窓は開けっ放しなので換気はいいのですが…
この限られたスペースに最大80名が押し寄せる従来通りの興行は、
“三密”回避が叫ばれるこの感染症禍の中では開催は難しく…
実質的に、活動不可能な状況に追い込まれていたといっても
過言ではないところ。

もしかしたら単なる思いつきだったかもしれないし、
瞬間的な大いなる心算のもと弾き出された狙いだったかもしれない。

いずれであったにせよ、この一つの決断は…
12/31大晦日まで、実に76回の大会を開催するに至りました。

今日まで活動が継続されているというその結果から、
“All”の目を引き出すことに成功したと見て、
間違いないものと思われます。



ここではもはやチョコプロそのものやその活動の継続性についてを
分析したり、解説したりする気はサラサラなくて。

ただただ個人的に申し上げたいのは、
とにかく、今年チョコプロという団体があったことで、
私個人はたいへん救われた、ということ。

これはおそらく、日本のみならず海外からの視聴者を含め、
3月〜6月の特に苦しい時間を過ごした視聴者にとってみれば、
もしかしたら当たり前のように多くの人が抱いている感想かもしれません。

日々の暮らしが止まること。
その事自体は私にとってはどちらかといえばまあ、
どうでもいいといえばどうでもいい。
これまでそのただでさえ重たい日々の暮らしの“濃度”を書き換えるように、
日々、プロレスを見続けてきたわけです。
というか私にとってはどちらかといえば、こっちが重要。
とても、重要。

しかし、自分の中で重きをおいている世界こそが
継続の危機を迎えたことで、もう、ただただ本当に、
日々の生活の維持に不安を覚えるところとなりました。

緊急事態宣言発令前最後に会場でプロレスをみた
南風原町で、“今後本当にどうなるかわからない”
“しばらくは客前で行うプロレスは開催されないのではないか”
という漠然とした先々の明るくない見通しを…
何故か藤田ミノル選手の売店で共有したような記憶があります。

漠然とした不安が世の中を覆う中…
それでも好きな世界、プロレスの世界は、
インターネットを通じて、日々継続し続けてくれました。

そしてそのプロレスの世界を維持し続けたいわば“先導”が、
チョコプロであったことは間違いないものと思われます。


全試合終了後、チョコプロでは必ず恒例として
ジャンケントーナメントが行われます。

このトーナメントの勝者は実質的にその大会の勝者的に崇められ、
賞品として、チョコレートが一粒贈呈され、
幸せそうに(一部例外あり)頬張るイニシエーションが行われます。

さくらさんは、チョコプロから届けるプロレスを
“チョコレート一片分の幸せ”になれば、
と言葉にしていることがあったように記憶してます。

私はお酒の飲めない甘党ですので、
この形容はなんとなく感覚的にしっくりくる部分がございまして。

見た目の上では小さな一粒に過ぎないチョコレート。

でもその甘みと香りは、
…まあ、甘党的な感覚ではありますが、“脳に届く”。

(※甘味はβエンドルフィンを分泌させるので、
脳内麻薬的な作用があったりなかったり。
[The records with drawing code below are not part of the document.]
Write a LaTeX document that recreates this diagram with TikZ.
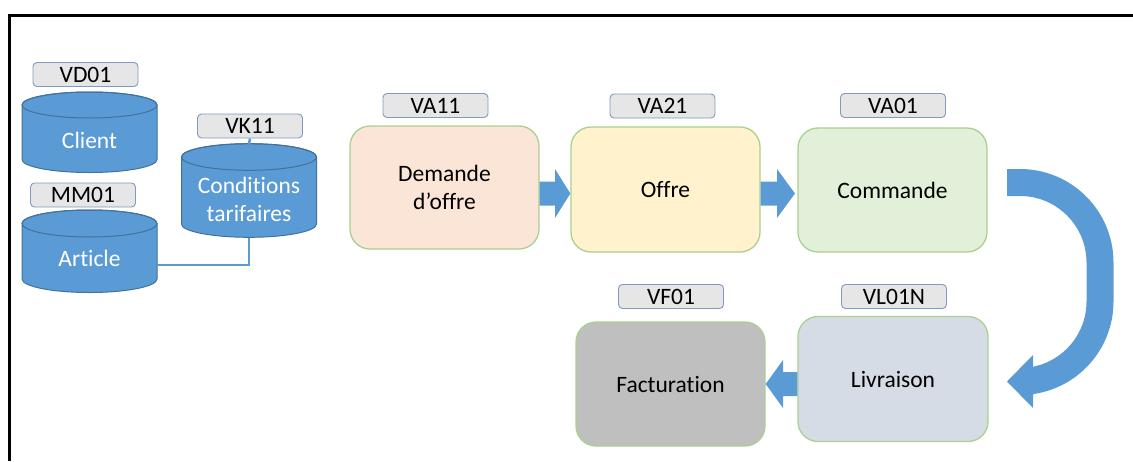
\documentclass[tikz,border=0pt]{standalone}
\usepackage{fontspec}
\setmainfont{Carlito}[Ligatures=NoCommon]
\definecolor{flowblue}{HTML}{5B9BD5}
\definecolor{cyledge}{HTML}{41719C}
\definecolor{tagfill}{HTML}{E6E6E6}
\definecolor{tagedge}{HTML}{7F9BBF}
\definecolor{boxedge}{HTML}{A9D18E}
\definecolor{cdem}{HTML}{FBE5D6}
\definecolor{coff}{HTML}{FFF2CC}
\definecolor{ccom}{HTML}{E2F0D9}
\definecolor{cliv}{HTML}{D6DCE5}
\definecolor{cfac}{HTML}{BFBFBF}
\newcommand\mycyl[5]{% cx, ytop, ybot, rx, ry
  \filldraw[fill=flowblue,draw=cyledge,line width=1pt]
    ({#1-#4},#2) -- ({#1-#4},#3) arc[start angle=180,end angle=0,x radius=#4,y radius=#5]
    -- ({#1+#4},#2) arc[start angle=0,end angle=-180,x radius=#4,y radius=#5] -- cycle;
  \draw[cyledge,line width=1pt] (#1,#2) ellipse[x radius=#4,y radius=#5];
}
\begin{document}
\begin{tikzpicture}[x=1pt,y=-1pt,
  tag/.style={draw=tagedge,fill=tagfill,rounded corners=4pt,line width=0.9pt,
    minimum width=105pt,minimum height=24pt,inner sep=0pt,
    font=\fontsize{23.5}{24}\selectfont},
  procbox/.style={draw=boxedge,rounded corners=20pt,line width=1.3pt,
    minimum width=189pt,minimum height=124pt,inner sep=0pt,align=center,
    font=\fontsize{23.5}{28}\selectfont},
  cyltext/.style={text=white,align=center,inner sep=0pt,font=\fontsize{23.5}{28}\selectfont},
  link/.style={draw=flowblue,line width=2.5pt},
  flow/.style={fill=flowblue}]
\useasboundingbox (0,0) rectangle (1133,461);
% frame
\draw[line width=3.5pt] (9.5,461) -- (9.5,15.3) -- (1133,15.3);
% cylinders
\mycyl{89.5}{105}{159.5}{67.5}{13}
\mycyl{89.5}{223.5}{279}{67.5}{13.5}
\mycyl{249}{157}{224}{67.5}{13.3}
\node[cyltext] (client) at (89.5,140) {Client};
\node[cyltext] (article) at (89.5,258) {Article};
\node[cyltext] (cond) at (249,199) {Conditions\\tarifaires};
\coordinate (condtop) at (249,144);
\coordinate (condbot) at (249,237.5);
\coordinate (artright) at (157,265);
% tags
\node[tag] (vd01) at (85.5,74.5) {VD01};
\node[tag] (mm01) at (83,195) {MM01};
\node[tag] (vk11) at (250,126) {VK11};
\node[tag] (va11) at (435.5,105.5) {VA11};
\node[tag] (va21) at (662.5,106) {VA21};
\node[tag] (va01) at (893,105.5) {VA01};
\node[tag] (vl01n) at (894,296.5) {VL01N};
\node[tag] (vf01) at (671,296.5) {VF01};
% links
\draw[link] (vk11.south) -- (condtop);
\draw[link] (condbot) |- (artright);
% process boxes
\node[procbox,fill=cdem,minimum height=123pt] (dem) at (444.5,187.5) {Demande\\d’offre};
\node[procbox,fill=coff,minimum height=125pt] (off) at (665.5,189.5) {Offre};
\node[procbox,fill=ccom] (com) at (892.5,190) {Commande};
\node[procbox,fill=cliv,minimum height=125pt,minimum width=190pt] (liv) at (893,379) {Livraison};
\node[procbox,fill=cfac,minimum height=124pt] (fac) at (670.5,384) {Facturation};
% block arrows
\fill[flow] (dem.east |- 0,181.5) -- (555,181.5) -- (555,169) -- (off.west |- 0,193.5)
  -- (555,218) -- (555,205.5) -- (dem.east |- 0,205.5) -- cycle;
\fill[flow] (off.east |- 0,181.5) -- (777,181.5) -- (777,169) -- (795,193.5)
  -- (777,218) -- (777,205.5) -- (off.east |- 0,205.5) -- cycle;
\fill[flow] (liv.west |- 0,372) -- (783,372) -- (783,360) -- (fac.east |- 0,384)
  -- (783,408) -- (783,396) -- (liv.west |- 0,396) -- cycle;
% curved arrow from Commande to Livraison
\coordinate (cstart) at (1007,182.5);
\coordinate (cend) at (1033,381.5);
\coordinate (ctip) at (1007,381.5);
\draw[flowblue,line width=27pt] (cstart) -- (1020,182.5) arc[start angle=-90,end angle=0,radius=80]
  -- (1100,301.5) arc[start angle=0,end angle=90,radius=80] -- (cend);
\fill[flow] (1033,355) -- (ctip) -- (1033,408) -- cycle;
\end{tikzpicture}
\end{document}
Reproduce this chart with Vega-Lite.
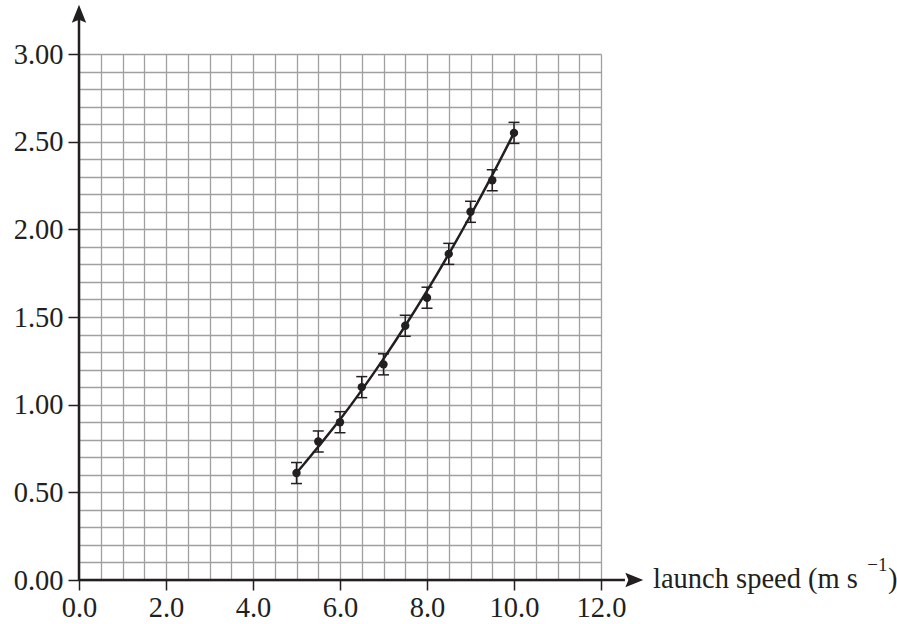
{
  "$schema": "https://vega.github.io/schema/vega-lite/v6.json",
  "width": 522,
  "height": 526,
  "autosize": {"type": "none"},
  "padding": {"left": 79, "top": 54, "right": 296, "bottom": 44},
  "background": "white",
  "config": {"view": {"stroke": null}},
  "datasets": {
    "points": [
      {"x": 5.0, "y": 0.61, "lo": 0.55, "hi": 0.67},
      {"x": 5.5, "y": 0.79, "lo": 0.73, "hi": 0.85},
      {"x": 6.0, "y": 0.90, "lo": 0.84, "hi": 0.96},
      {"x": 6.5, "y": 1.10, "lo": 1.04, "hi": 1.16},
      {"x": 7.0, "y": 1.23, "lo": 1.17, "hi": 1.29},
      {"x": 7.5, "y": 1.45, "lo": 1.39, "hi": 1.51},
      {"x": 8.0, "y": 1.61, "lo": 1.55, "hi": 1.67},
      {"x": 8.5, "y": 1.86, "lo": 1.80, "hi": 1.92},
      {"x": 9.0, "y": 2.10, "lo": 2.04, "hi": 2.16},
      {"x": 9.5, "y": 2.28, "lo": 2.22, "hi": 2.34},
      {"x": 10.0, "y": 2.55, "lo": 2.49, "hi": 2.61}
    ],
    "curve": [
      {"x": 5.0, "y": 0.61},
      {"x": 5.5, "y": 0.76},
      {"x": 6.0, "y": 0.915},
      {"x": 6.5, "y": 1.083},
      {"x": 7.0, "y": 1.261},
      {"x": 7.5, "y": 1.45},
      {"x": 8.0, "y": 1.649},
      {"x": 8.5, "y": 1.859},
      {"x": 9.0, "y": 2.079},
      {"x": 9.5, "y": 2.309},
      {"x": 10.0, "y": 2.55}
    ],
    "axes": [
      {"x": 0, "x2": 12.55, "y": 0, "y2": 0},
      {"x": 0, "x2": 0, "y": 0, "y2": 3.2}
    ],
    "arrows": [
      {"x": 0, "y": 3.222, "dir": "up"},
      {"x": 12.736, "y": 0, "dir": "right"}
    ],
    "title_main": [{"x": 13.195, "y": 0, "text": "launch speed (m s"}],
    "title_sup": [{"x": 18.12, "y": 0.051, "text": "−1"}],
    "title_end": [{"x": 18.6, "y": 0, "text": ")"}]
  },
  "encoding": {
    "x": {
      "field": "x",
      "type": "quantitative",
      "scale": {"domain": [0, 12], "nice": false, "zero": false},
      "axis": {
        "title": null,
        "values": [0, 0.5, 1, 1.5, 2, 2.5, 3, 3.5, 4, 4.5, 5, 5.5, 6, 6.5, 7, 7.5, 8, 8.5, 9, 9.5, 10, 10.5, 11, 11.5, 12],
        "domain": false,
        "grid": true,
        "gridColor": "#a0a0a0",
        "gridWidth": 1.3,
        "gridOpacity": 1,
        "tickColor": {"condition": {"test": "abs(datum.value/2 - round(datum.value/2)) < 0.001", "value": "#231f20"}, "value": "transparent"},
        "tickSize": 10,
        "tickWidth": 1.5,
        "labelExpr": "abs(datum.value/2 - round(datum.value/2)) < 0.001 ? format(datum.value, '.1f') : ''",
        "labelFont": "Liberation Serif",
        "labelFontSize": 28.5,
        "labelColor": "#231f20",
        "labelPadding": 3,
        "labelOverlap": false,
        "labelFlush": false,
        "labelBound": false
      }
    },
    "y": {
      "field": "y",
      "type": "quantitative",
      "scale": {"domain": [0, 3], "nice": false, "zero": false},
      "axis": {
        "title": null,
        "values": [0, 0.1, 0.2, 0.3, 0.4, 0.5, 0.6, 0.7, 0.8, 0.9, 1.0, 1.1, 1.2, 1.3, 1.4, 1.5, 1.6, 1.7, 1.8, 1.9, 2.0, 2.1, 2.2, 2.3, 2.4, 2.5, 2.6, 2.7, 2.8, 2.9, 3.0],
        "domain": false,
        "grid": true,
        "gridColor": "#a0a0a0",
        "gridWidth": 1.3,
        "gridOpacity": 1,
        "tickColor": {"condition": {"test": "abs(datum.value*2 - round(datum.value*2)) < 0.001", "value": "#231f20"}, "value": "transparent"},
        "tickSize": 11,
        "tickWidth": 1.5,
        "labelExpr": "abs(datum.value*2 - round(datum.value*2)) < 0.001 ? format(datum.value, '.2f') : ''",
        "labelFont": "Liberation Serif",
        "labelFontSize": 28.5,
        "labelColor": "#231f20",
        "labelPadding": 5,
        "labelOverlap": false,
        "labelFlush": false,
        "labelBound": false
      }
    }
  },
  "layer": [
    {
      "data": {"name": "axes"},
      "mark": {"type": "rule", "color": "#231f20", "strokeWidth": 2.5},
      "encoding": {"x2": {"field": "x2"}, "y2": {"field": "y2"}}
    },
    {
      "data": {"name": "arrows"},
      "mark": {"type": "point", "filled": true, "color": "#231f20", "opacity": 1, "size": 420},
      "encoding": {
        "shape": {
          "field": "dir",
          "type": "nominal",
          "scale": {"domain": ["up", "right"], "range": ["M0,-1 L0.7,0.75 L0,0.45 L-0.7,0.75 Z", "M1,0 L-0.75,0.7 L-0.45,0 L-0.75,-0.7 Z"]},
          "legend": null
        }
      }
    },
    {
      "data": {"name": "points"},
      "mark": {"type": "rule", "color": "#231f20", "strokeWidth": 1.5},
      "encoding": {
        "y": {
          "field": "lo",
          "type": "quantitative",
          "scale": {"domain": [0, 3], "nice": false, "zero": false},
          "axis": {
            "title": null,
            "values": [0, 0.1, 0.2, 0.3, 0.4, 0.5, 0.6, 0.7, 0.8, 0.9, 1.0, 1.1, 1.2, 1.3, 1.4, 1.5, 1.6, 1.7, 1.8, 1.9, 2.0, 2.1, 2.2, 2.3, 2.4, 2.5, 2.6, 2.7, 2.8, 2.9, 3.0],
            "domain": false,
            "grid": true,
            "gridColor": "#a0a0a0",
            "gridWidth": 1.3,
            "gridOpacity": 1,
            "tickColor": {"condition": {"test": "abs(datum.value*2 - round(datum.value*2)) < 0.001", "value": "#231f20"}, "value": "transparent"},
            "tickSize": 11,
            "tickWidth": 1.5,
            "labelExpr": "abs(datum.value*2 - round(datum.value*2)) < 0.001 ? format(datum.value, '.2f') : ''",
            "labelFont": "Liberation Serif",
            "labelFontSize": 28.5,
            "labelColor": "#231f20",
            "labelPadding": 5,
            "labelOverlap": false,
            "labelFlush": false,
            "labelBound": false
          }
        },
        "y2": {"field": "hi"}
      }
    },
    {
      "data": {"name": "points"},
      "transform": [{"fold": ["lo", "hi"], "as": ["k", "y"]}],
      "mark": {"type": "tick", "orient": "horizontal", "color": "#231f20", "size": 11, "thickness": 1.5, "opacity": 1}
    },
    {
      "data": {"name": "curve"},
      "mark": {"type": "line", "interpolate": "monotone", "color": "#231f20", "strokeWidth": 2.5}
    },
    {
      "data": {"name": "points"},
      "mark": {"type": "circle", "color": "#231f20", "opacity": 1, "size": 70}
    },
    {
      "data": {"name": "title_main"},
      "mark": {"type": "text", "align": "left", "baseline": "alphabetic", "dy": 8, "font": "Liberation Serif", "fontSize": 28.5, "color": "#231f20"},
      "encoding": {"text": {"field": "text"}}
    },
    {
      "data": {"name": "title_sup"},
      "mark": {"type": "text", "align": "left", "baseline": "alphabetic", "font": "Liberation Serif", "fontSize": 19, "color": "#231f20"},
      "encoding": {"text": {"field": "text"}}
    },
    {
      "data": {"name": "title_end"},
      "mark": {"type": "text", "align": "left", "baseline": "alphabetic", "dy": 8, "font": "Liberation Serif", "fontSize": 28.5, "color": "#231f20"},
      "encoding": {"text": {"field": "text"}}
    }
  ]
}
)

例え小さな一粒のチョコレートであろうとも、
頬張るその時間は、幸福で満たすことができる。

それは、我闘雲舞で映像配信を始めたときの目標であり、
チョコプロを始めたころにもさくらさんが口にした方向性、
“小さいまま、大きくなる”という理念に繋がる考え方でも
あるように思います。



現実には安定した視聴者数を獲得し、
一定のスポンサー層が維持されていますが、
一方では9月頃の感染拡大の一旦落ち着いたあたりから、
再び動き出した“世界”の各コンテンツの影響もあり、
その広がりは少々伸び悩む時期に入りつつあるところであるようにも思います。

ただ、市ヶ谷チョコレート広場での興行再開が難しいことや、
世界がまたいつ止まるかわからないという状況下での継続性を考えると、
やっぱり、世界に常に開かれ続けている、という
チョコプロの強み、可能性は、2021年もまだ、
新たな広がりを見せることと想像します。

そのプロレスが、益々世界を幸福で満たしますように。

ご祈念申し上げますとともに、あけましておめでとうございます。